Hinzu kommt der altbekannte Ausfallschritt aufs internationale Terrain. Die Islamische Republik beschuldigt Amerikaner, Briten und Deutsche, die Unruhen anzuheizen, um Iran zu schaden. Auch das ist ein klassisches Ablenkungsmanöver, wenn einer Regierung das Ende droht.

Wie sich die Dinge weiter entwickeln, steht in keinem Lehrbuch. Hier entscheidet allein das Mit- und Gegeneinander der Akteure. Und der schlichte Zufall. Wie lange kann die Opposition den Druck noch friedlich aufrecht erhalten? Wann verlieren die Führer die Kontrolle über ihre aufgebrachten Anhänger? Ein einziger Zwischenfall kann reichen, die Proteste aus dem Ruder laufen zu lassen.

Der Tod der jungen Demonstrantin Neda hätte solch ein Anlass sein können. Und weiter: Wie kann die Staatengemeinschaft wirkungsvoll Einfluss nehmen, ohne dem Regime neue Argumente für alte Verschwörungstheorien zu liefern? Wie glaubwürdig kann die Solidarität der Amerikaner, Briten und Deutschen sein, wenn doch alle Beteiligten wissen, dass die Demonstranten alleine sind, wenn sie in die Gewehrmündungen der Staatsmacht blicken?

Entscheidend für ein gewaltloses Ende der iranischen Krise könnte sein, ob Chameneis Widersacher Alternativen im Rahmen des Systems ausmachen können. Wie also könnte eine Islamische Republik ohne Chamenei, Ahmadinedschad und ihre radikalen Gefolgsleute in Regierung, Parlament und der Revolutionsgarde aussehen? Neuwahlen erscheinen angesichts der Betrügerei unvermeidlich. Aber da die Islamische Republik auch als System inzwischen beschädigt ist, reichen Wahlen nicht aus.
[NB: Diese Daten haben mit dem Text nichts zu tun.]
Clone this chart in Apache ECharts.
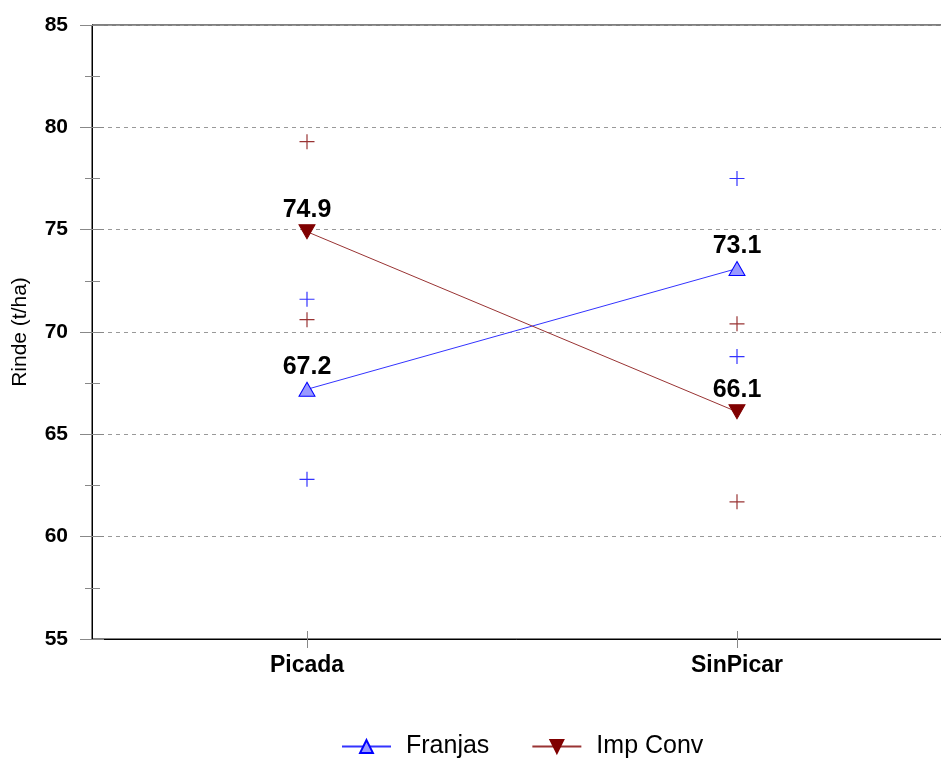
<!DOCTYPE html>
<html>
<head>
<meta charset="utf-8">
<script src="https://cdn.jsdelivr.net/npm/echarts@6/dist/echarts.min.js"></script>
<style>
  html, body { margin: 0; padding: 0; background: #fff; }
  #chart { width: 941px; height: 758px; }
</style>
</head>
<body>
<div id="chart"></div>
<script>
// Categories and yields (t/ha)
var categories = ['Picada', 'SinPicar'];
var franjasMean = [67.2, 73.1];
var impConvMean = [74.9, 66.1];
// Individual replicate observations per treatment
var franjasObs = [['Picada', 71.6], ['Picada', 62.8], ['SinPicar', 77.5], ['SinPicar', 68.8]];
var impConvObs = [['Picada', 79.3], ['Picada', 70.6], ['SinPicar', 70.4], ['SinPicar', 61.7]];
var yTicks = [55, 60, 65, 70, 75, 80, 85];

var FONT = '"Liberation Sans", Arial, sans-serif';
var plusPath = 'path://M0,5 L10,5 M5,0 L5,10';

var chart = echarts.init(document.getElementById('chart'), null, { renderer: 'canvas' });

var yCommon = {
  type: 'value',
  min: yTicks[0],
  max: yTicks[yTicks.length - 1],
  interval: 5
};

var option = {
  backgroundColor: '#ffffff',
  animation: false,
  grid: {
    left: 92, top: 25, width: 860, height: 614,
    outerBoundsMode: 'none',
    containLabel: false,
    show: true, borderColor: '#000', borderWidth: 1, backgroundColor: 'transparent'
  },
  legend: {
    data: ['Franjas', 'Imp Conv'],
    top: 729,
    left: 336,
    itemWidth: 49,
    itemHeight: 16,
    itemGap: 42,
    textStyle: { fontFamily: FONT, fontSize: 25, color: '#000', padding: [0, 0, 0, 10] }
  },
  xAxis: [
    {
      type: 'category',
      data: categories,
      position: 'bottom',
      axisLine: { show: true, lineStyle: { color: '#000', width: 1 } },
      axisTick: { show: true, alignWithLabel: true, length: 9, lineStyle: { color: '#888' } },
      axisLabel: { fontFamily: FONT, fontSize: 23, fontWeight: 'bold', color: '#000', margin: 15 },
      splitLine: { show: false }
    },
    {
      type: 'category',
      data: categories,
      position: 'bottom',
      axisLine: { show: false },
      axisTick: { show: true, inside: true, alignWithLabel: true, length: 8, lineStyle: { color: '#888' } },
      axisLabel: { show: false },
      splitLine: { show: false }
    }
  ],
  yAxis: [
    Object.assign({}, yCommon, {
      name: 'Rinde (t/ha)',
      nameLocation: 'middle',
      nameGap: 61,
      nameTextStyle: { fontFamily: FONT, fontSize: 21, color: '#000' },
      axisLine: { show: true, lineStyle: { color: '#000', width: 1 } },
      axisTick: { show: true, length: 12, lineStyle: { color: '#888' } },
      minorTick: { show: true, splitNumber: 2, length: 7, lineStyle: { color: '#888' } },
      axisLabel: { fontFamily: FONT, fontSize: 21, fontWeight: 'bold', color: '#000', margin: 24 },
      splitLine: { show: true, lineStyle: { color: '#999', type: [4, 4], width: 1 } }
    }),
    Object.assign({}, yCommon, {
      position: 'left',
      axisLine: { show: false },
      axisTick: { show: true, inside: true, length: 12, lineStyle: { color: '#888' } },
      minorTick: { show: true, splitNumber: 2, length: 8, lineStyle: { color: '#888' } },
      axisLabel: { show: false },
      splitLine: { show: false }
    })
  ],
  series: [
    {
      name: 'Franjas',
      type: 'line',
      data: franjasMean,
      symbol: 'triangle',
      symbolSize: [16, 14],
      lineStyle: { color: '#3333ff', width: 1 },
      itemStyle: { color: '#9999ff', borderColor: '#0000ff', borderWidth: 1 },
      label: {
        show: true, position: 'top', distance: 2,
        fontFamily: FONT, fontSize: 25, fontWeight: 'bold', color: '#000',
        formatter: function (p) { return p.value.toFixed(1); }
      },
      z: 5
    },
    {
      name: 'Imp Conv',
      type: 'line',
      data: impConvMean,
      symbol: 'triangle',
      symbolRotate: 180,
      symbolSize: [16, 14],
      lineStyle: { color: '#993333', width: 1 },
      itemStyle: { color: '#800000', borderColor: '#800000', borderWidth: 1 },
      label: {
        show: true, position: 'top', distance: 2,
        fontFamily: FONT, fontSize: 25, fontWeight: 'bold', color: '#000',
        formatter: function (p) { return p.value.toFixed(1); }
      },
      z: 5
    },
    {
      name: 'Franjas obs',
      type: 'scatter',
      data: franjasObs,
      symbol: plusPath,
      symbolSize: 15,
      itemStyle: { color: 'none', borderColor: '#0000ff', borderWidth: 1.2 },
      z: 4
    },
    {
      name: 'Imp Conv obs',
      type: 'scatter',
      data: impConvObs,
      symbol: plusPath,
      symbolSize: 15,
      itemStyle: { color: 'none', borderColor: '#800000', borderWidth: 1.2 },
      z: 4
    }
  ]
};

chart.setOption(option);
</script>
</body>
</html>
Also muss das System selbst modifiziert werden.

Die von Ayatollah Chomeini entwickelte Staatstheorie einer "Führerschaft des Rechtsgelehrten" war dem wie einem Heiligen verehrten Revolutionsvater auf den Leib geschneidert. Sein Nachfolger Chamenei hat dieses Führungsprinzip in den Augen zumindest eines Teils der Iraner diskreditiert. Also bedarf es einer neuen Führungsperson. Die gäbe es in Person des greisen Ayatollahs Montazeri. Rafsandschani könnte aber auch versuchen, das höchste Amt durch ein kollektives Gremium zu ersetzen.

Darin könnten alle Fraktionen Platz finden. So könnte die Islamische Republik einen Neustart versuchen, bei dem das System erhalten bleibt, aber sich der Raum für demokratische Reformen öffnet. Dass solch ein Theologen-Staatsstreich funktioniert, ist alles andere als garantiert.